The guidelines came into effect from September 1 after a notification from the union ministry of road, transport and highways (MoRTH). The union ministry in a letter to the transport department on August 29 asked it to implement the new rules.

“The department issued instructions to all MLOs to ensure all new vehicles are registered only if they fulfil the new guidelines.
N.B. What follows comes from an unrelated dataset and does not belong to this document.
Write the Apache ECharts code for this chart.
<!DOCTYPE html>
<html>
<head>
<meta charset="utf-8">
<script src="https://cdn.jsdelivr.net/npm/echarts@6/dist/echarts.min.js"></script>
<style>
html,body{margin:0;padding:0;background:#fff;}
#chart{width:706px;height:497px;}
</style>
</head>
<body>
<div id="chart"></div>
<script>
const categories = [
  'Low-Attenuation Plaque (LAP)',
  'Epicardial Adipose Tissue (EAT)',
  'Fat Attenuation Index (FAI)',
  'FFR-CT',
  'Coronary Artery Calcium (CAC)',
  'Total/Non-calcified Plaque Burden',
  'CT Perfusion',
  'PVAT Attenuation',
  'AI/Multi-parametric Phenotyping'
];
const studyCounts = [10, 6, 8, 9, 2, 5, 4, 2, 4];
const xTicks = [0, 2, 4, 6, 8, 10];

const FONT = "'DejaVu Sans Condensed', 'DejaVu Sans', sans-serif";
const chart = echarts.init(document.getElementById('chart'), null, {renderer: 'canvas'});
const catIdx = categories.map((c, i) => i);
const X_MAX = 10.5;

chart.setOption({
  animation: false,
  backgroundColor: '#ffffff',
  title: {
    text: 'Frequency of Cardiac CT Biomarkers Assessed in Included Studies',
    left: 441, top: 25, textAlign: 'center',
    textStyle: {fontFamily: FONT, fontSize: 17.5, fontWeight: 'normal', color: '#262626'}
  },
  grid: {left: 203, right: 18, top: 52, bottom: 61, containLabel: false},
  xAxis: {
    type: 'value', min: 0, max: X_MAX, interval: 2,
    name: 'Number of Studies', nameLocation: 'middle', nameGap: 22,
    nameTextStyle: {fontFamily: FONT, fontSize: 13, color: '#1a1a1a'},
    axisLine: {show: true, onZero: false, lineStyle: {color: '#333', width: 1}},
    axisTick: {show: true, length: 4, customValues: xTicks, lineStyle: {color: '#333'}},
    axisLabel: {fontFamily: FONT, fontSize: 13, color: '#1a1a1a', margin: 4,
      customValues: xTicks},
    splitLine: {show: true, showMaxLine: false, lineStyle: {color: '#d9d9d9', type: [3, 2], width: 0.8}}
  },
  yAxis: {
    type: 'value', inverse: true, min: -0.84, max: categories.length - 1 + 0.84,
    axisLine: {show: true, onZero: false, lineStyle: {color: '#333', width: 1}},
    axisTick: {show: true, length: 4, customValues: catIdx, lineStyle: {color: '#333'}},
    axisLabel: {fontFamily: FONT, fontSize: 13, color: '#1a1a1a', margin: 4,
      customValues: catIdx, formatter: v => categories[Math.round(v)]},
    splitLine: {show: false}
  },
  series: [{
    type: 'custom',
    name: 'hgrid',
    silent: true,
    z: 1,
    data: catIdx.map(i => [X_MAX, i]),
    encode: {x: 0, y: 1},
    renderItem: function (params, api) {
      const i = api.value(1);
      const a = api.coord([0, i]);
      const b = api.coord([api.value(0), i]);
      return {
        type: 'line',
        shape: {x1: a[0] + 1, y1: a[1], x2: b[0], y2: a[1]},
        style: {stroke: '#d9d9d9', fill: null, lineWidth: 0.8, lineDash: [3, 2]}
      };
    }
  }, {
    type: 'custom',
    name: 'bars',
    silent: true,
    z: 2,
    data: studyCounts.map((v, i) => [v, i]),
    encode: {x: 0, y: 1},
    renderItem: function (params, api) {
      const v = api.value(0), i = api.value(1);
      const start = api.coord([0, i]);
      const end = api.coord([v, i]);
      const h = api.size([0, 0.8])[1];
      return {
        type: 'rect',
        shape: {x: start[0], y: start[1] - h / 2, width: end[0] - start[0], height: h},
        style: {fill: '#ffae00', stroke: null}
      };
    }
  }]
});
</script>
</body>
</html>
For any vehicle found without a third-party cover, the registration will be cancelled,” said a senior officer, not wishing to be named.

The rule is applicable only for new vehicles, the officer added.

The guidelines were introduced following a Supreme Court order on July 20 this year on a plea seeking relief for victims of road accidents who could not get compensation as owners did not have third-party cover.

The recommendation was suggested by the SC’s Road Safety Committee in a meeting on March 26 where it stated that 66% vehicles running on roads across the country were without any third-party insurance cover.

The committee recorded that of the approximately 18 crore vehicles plying on city roads, only six crore have third-party cover and that victims of road accidents, in particular fatal accidents, are not getting compensation because the vehicles are not insured.

The court noted that more than a lakh people die in road accidents per year across the country.

Delhi, which has over one crore registered vehicles, records a high number of deaths due to road accidents.

A report prepared by the MoRTH titled ‘Road Accidents in India 2016’ revealed that Delhi had 1591 -- the highest -- deaths due to road accidents in that year. Chennai had the highest number of road accidents.

Data released by Delhi Police showed that in 2017, the city witnessed 1474 fatal accidents in which 1505 persons were killed. This was less than the number of deaths in 2016 where 1591 people were killed in 1487 fatal accidents.